Many folks launch social ventures in order to “solve a problem” they see in their community (or the larger world).
But here’s a different way to think about what you’re up to.
The Power of the Three
Charley Whiton, when he was a county commissioner in Wyoming, told me about a meeting that had him squirming in his chair. His fellow commissioners were lamenting what they had just learned: seven out of 10 high school students in their part of the state had tried drugs. The hand wringing was intense. Many people had chosen to live in the community because they thought it would have fewer of these “big-city problems.”
Now, Charley had participated in one of my workshops and in a community-building initiative, which had sharpened his ability to use the ideas you’re reading about here. He was the only commissioner who had that experience.
Charley told me that in the meeting of the county commission, the framework he had learned “cried out to be applied.”
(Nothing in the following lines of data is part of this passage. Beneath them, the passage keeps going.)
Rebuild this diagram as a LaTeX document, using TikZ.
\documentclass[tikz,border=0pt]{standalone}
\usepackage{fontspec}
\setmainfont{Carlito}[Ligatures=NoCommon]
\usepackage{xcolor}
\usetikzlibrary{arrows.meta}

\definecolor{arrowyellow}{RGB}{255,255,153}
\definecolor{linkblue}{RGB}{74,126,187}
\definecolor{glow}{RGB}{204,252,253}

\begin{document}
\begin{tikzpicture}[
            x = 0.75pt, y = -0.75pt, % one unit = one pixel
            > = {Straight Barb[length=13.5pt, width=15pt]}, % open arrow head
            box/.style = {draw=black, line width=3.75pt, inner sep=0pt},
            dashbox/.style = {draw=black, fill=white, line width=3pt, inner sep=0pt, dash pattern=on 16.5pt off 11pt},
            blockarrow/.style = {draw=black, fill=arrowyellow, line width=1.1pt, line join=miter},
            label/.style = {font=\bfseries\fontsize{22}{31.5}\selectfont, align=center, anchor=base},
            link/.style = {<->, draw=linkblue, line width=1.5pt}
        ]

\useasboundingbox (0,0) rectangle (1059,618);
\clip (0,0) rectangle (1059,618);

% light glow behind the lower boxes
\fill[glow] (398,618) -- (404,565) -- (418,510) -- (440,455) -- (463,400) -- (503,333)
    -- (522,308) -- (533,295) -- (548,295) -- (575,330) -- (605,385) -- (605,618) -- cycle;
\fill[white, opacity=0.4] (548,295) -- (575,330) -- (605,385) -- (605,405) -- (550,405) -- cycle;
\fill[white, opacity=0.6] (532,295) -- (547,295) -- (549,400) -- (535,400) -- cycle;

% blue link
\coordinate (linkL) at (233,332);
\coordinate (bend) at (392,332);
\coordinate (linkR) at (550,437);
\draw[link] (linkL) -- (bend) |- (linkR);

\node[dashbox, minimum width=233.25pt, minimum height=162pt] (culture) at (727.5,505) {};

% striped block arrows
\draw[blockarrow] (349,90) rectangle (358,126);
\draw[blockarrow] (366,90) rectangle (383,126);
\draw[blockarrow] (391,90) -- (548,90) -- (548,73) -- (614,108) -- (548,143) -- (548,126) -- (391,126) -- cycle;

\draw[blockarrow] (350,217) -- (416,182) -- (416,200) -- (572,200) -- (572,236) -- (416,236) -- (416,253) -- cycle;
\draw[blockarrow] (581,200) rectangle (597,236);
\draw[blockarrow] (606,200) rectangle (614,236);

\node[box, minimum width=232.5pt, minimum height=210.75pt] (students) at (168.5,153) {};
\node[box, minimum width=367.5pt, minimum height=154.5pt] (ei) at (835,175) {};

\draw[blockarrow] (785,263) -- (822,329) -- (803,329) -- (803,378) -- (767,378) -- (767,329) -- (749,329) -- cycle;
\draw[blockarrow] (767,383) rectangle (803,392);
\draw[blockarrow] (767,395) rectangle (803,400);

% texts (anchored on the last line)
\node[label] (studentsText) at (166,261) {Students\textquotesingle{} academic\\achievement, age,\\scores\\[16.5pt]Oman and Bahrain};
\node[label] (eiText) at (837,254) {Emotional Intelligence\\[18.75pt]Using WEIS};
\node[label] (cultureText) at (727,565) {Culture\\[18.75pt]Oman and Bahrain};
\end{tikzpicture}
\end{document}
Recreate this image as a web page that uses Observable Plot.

“So when I spoke,” he continued, “I asked what turned out to be a surprising question: ‘What about the other three?’ You could just feel the tension melt away, as they began to think about working from the power of the three, rather than the problem of the seven.”
Problems get you down and possibilities lift you up.
Look for Hints of What You Want
Another case: A Fortune 500 telephone company found that their sexual harassment workshops were making things worse. The more employees studied examples of undesirable male-female interaction, the more leery men became of relating informally to women — freezing women out of the social process so vital to collaborating as colleagues.
Using the process of appreciative inquiry, which is at the heart of my work, the company switched the focus to looking for what they wanted: examples of successful cross-gender working relationships. They uncovered a rich storehouse of positive experiences — previously hidden assets — and the incidence of sexual harassment complaints went down.
A global manufacturer took the same idea to Mexico, ended up with the same results, plus an award for being the best place in that country for women to work.
There is always an affirmative pathway. What you look at and look for is what you’ll see. What you pay attention to — and what you talk about — is what you’ll create more of.